Following the launch of the page, Emma Christoforakis - who has described herself as a 'militant vegan' - reportedly confronted Wood at farming events in Bournemouth. She then traveled to his farm and shouted: "How many sheep die? You are murderers."

As a result, Christoforakis was charged with harassment, and despite denying any wrongdoing, was found guilty of harassing Wood between February and October 2018, at Poole magistrates' court last week.

Christoforakis was given an 18-month conditional discharge. She was also ordered to pay £400 compensation to the victim and £620 court costs. In addition, she is barred from contacting the Woods or going within 200 yards of their farmland, for two years.

'Not easy'

"It's not been an easy 18 months. When you have counter terror police warning you what could happen and what has happened in the past, it's scary. In 2019, it should not be happening," Farmer John Wood told The Daily Telegraph.

"When you're looking under your tractors in the morning for bombs, nobody should be living like that. I don't say to anybody, 'If you don't eat meat, you're scum'. If I did that I'd be branded a lunatic – these people go out regularly and do the opposite, it's not acceptable."

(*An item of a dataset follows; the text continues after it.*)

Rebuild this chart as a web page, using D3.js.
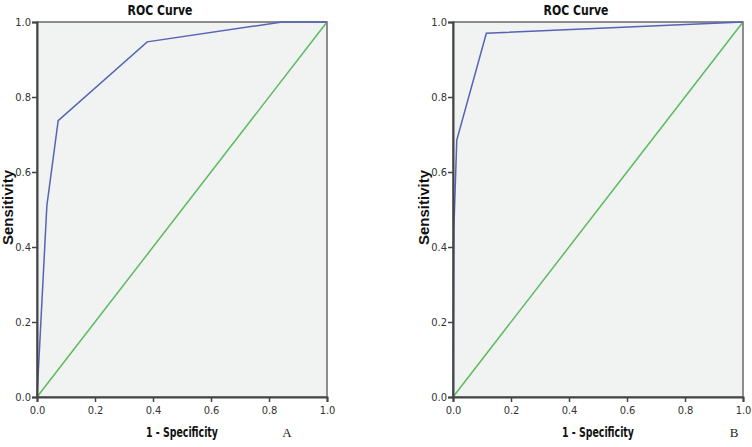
<!DOCTYPE html>
<html>
<head>
<meta charset="utf-8">
<script src="https://cdn.jsdelivr.net/npm/d3@7"></script>
<style>
  body { margin: 0; background: #fff; }
  svg { display: block; }
  .tick text { font-family: "Liberation Sans Narrow", "DejaVu Sans Condensed", sans-serif; font-size: 11px; fill: #333; }
</style>
</head>
<body>
<div id="chart"></div>
<script>
// ROC points, 1 - specificity vs sensitivity
const fprA = [0, 0.034, 0.073, 0.38, 0.845, 1];
const tprA = [0, 0.51, 0.737, 0.947, 1, 1];
const fprB = [0, 0.003, 0.013, 0.115, 1];
const tprB = [0, 0.45, 0.685, 0.97, 1];
const refLine = [0, 1];
const ticks = [0, 0.2, 0.4, 0.6, 0.8, 1.0];
const panelLetters = ['A', 'B'];

const width = 752, height = 447;
const svg = d3.select('#chart').append('svg')
  .attr('width', width)
  .attr('height', height);

// layout of the two panels
const panels = [
  { left: 37, fpr: fprA, tpr: tprA, letter: panelLetters[0], letterX: 250 },
  { left: 453, fpr: fprB, tpr: tprB, letter: panelLetters[1], letterX: 281 }
];
const plotW = 290, plotTop = 22, plotBottom = 397;
const narrow = '"Liberation Sans Narrow", "DejaVu Sans Condensed", sans-serif';

panels.forEach(p => {
  const x = d3.scaleLinear().domain([0, 1]).range([p.left, p.left + plotW]);
  const y = d3.scaleLinear().domain([0, 1]).range([plotBottom, plotTop]);
  const g = svg.append('g');

  // plot background + frame
  g.append('rect')
    .attr('x', x(0)).attr('y', y(1))
    .attr('width', x(1) - x(0)).attr('height', y(0) - y(1))
    .attr('fill', '#f1f2f2')
    .attr('stroke', '#6a6a6a')
    .attr('stroke-width', 1.5);

  const line = d3.line().x(d => x(d[0])).y(d => y(d[1]));

  // diagonal reference
  g.append('path')
    .datum(refLine.map(v => [v, v]))
    .attr('d', line)
    .attr('fill', 'none')
    .attr('stroke', '#5cba5e')
    .attr('stroke-width', 1.5);

  // ROC curve
  g.append('path')
    .datum(p.fpr.map((v, i) => [v, p.tpr[i]]))
    .attr('d', line)
    .attr('fill', 'none')
    .attr('stroke', '#5564b4')
    .attr('stroke-width', 1.5);

  const xAxis = g.append('g')
    .attr('transform', `translate(0,${plotBottom})`)
    .call(d3.axisBottom(x).tickValues(ticks).tickFormat(d3.format('.1f')).tickSize(5).tickPadding(4));
  const yAxis = g.append('g')
    .attr('transform', `translate(${p.left},0)`)
    .call(d3.axisLeft(y).tickValues(ticks).tickFormat(d3.format('.1f')).tickSize(5).tickPadding(1));
  [xAxis, yAxis].forEach(a => {
    a.select('.domain').attr('stroke', '#444').attr('stroke-width', 2);
    a.selectAll('.tick line').attr('stroke', '#444').attr('stroke-width', 1.5);
  });

  // title
  g.append('text')
    .attr('x', p.left + 123).attr('y', 15)
    .attr('text-anchor', 'middle')
    .attr('font-family', narrow)
    .attr('font-size', 14.5).attr('font-weight', 'bold')
    .attr('textLength', 65).attr('lengthAdjust', 'spacingAndGlyphs')
    .attr('fill', '#111')
    .text('ROC Curve');

  // x label
  g.append('text')
    .attr('x', p.left + plotW / 2).attr('y', 437)
    .attr('text-anchor', 'middle')
    .attr('font-family', narrow)
    .attr('font-size', 14).attr('font-weight', 'bold')
    .attr('textLength', 72).attr('lengthAdjust', 'spacingAndGlyphs')
    .attr('fill', '#111')
    .text('1 - Specificity');

  // y label
  g.append('text')
    .attr('transform', `translate(${p.left - 24},${(plotTop + plotBottom) / 2 - 2}) rotate(-90)`)
    .attr('text-anchor', 'middle')
    .attr('font-family', '"Liberation Sans", Arial, sans-serif')
    .attr('font-size', 14).attr('font-weight', 'bold')
    .attr('textLength', 75).attr('lengthAdjust', 'spacingAndGlyphs')
    .attr('fill', '#111')
    .text('Sensitivity');

  // panel letter
  g.append('text')
    .attr('x', p.left + p.letterX).attr('y', 437)
    .attr('text-anchor', 'middle')
    .attr('font-family', '"Liberation Serif", "DejaVu Serif", serif')
    .attr('font-size', 13)
    .attr('fill', '#222')
    .text(p.letter);
});
</script>
</body>
</html>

It is important to note that Christoforakis did not make any bomb or death threats towards Wood. 

'Peacefully and positively'

The Vegan Society told Plant Based News that it 'does not support any threats or insults towards anyone' and urges activists to 'share their message peacefully and positively', adding that most are already campaigning in this way.

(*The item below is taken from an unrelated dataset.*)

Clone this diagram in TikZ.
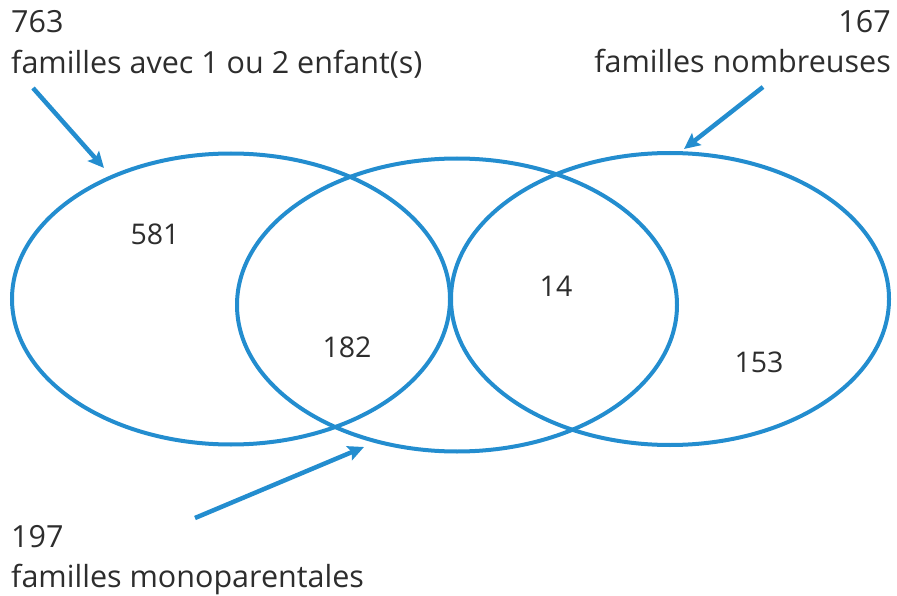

"The negative publicity generated by this incident harms the vegan movement and therefore the animals, because it plays into the tired, old stereotype of 'vegan extremists' which puts non-vegans off our lifestyle," Vegan Society spokesperson Dominika Piasecka said.

"It is important that vegan activists focus on our target audience – the consumers who support the meat, dairy and egg industries by eating animals – in order to campaign in the most effective way to reduce as much animal suffering as we can in the short time we all have in this world.

"Harassing and fighting farmers will not bring us closer to a vegan world; inspiring as many people as we can to live a vegan lifestyle will."

According to reports, Emma Christoforakis has said she will not contact Wood.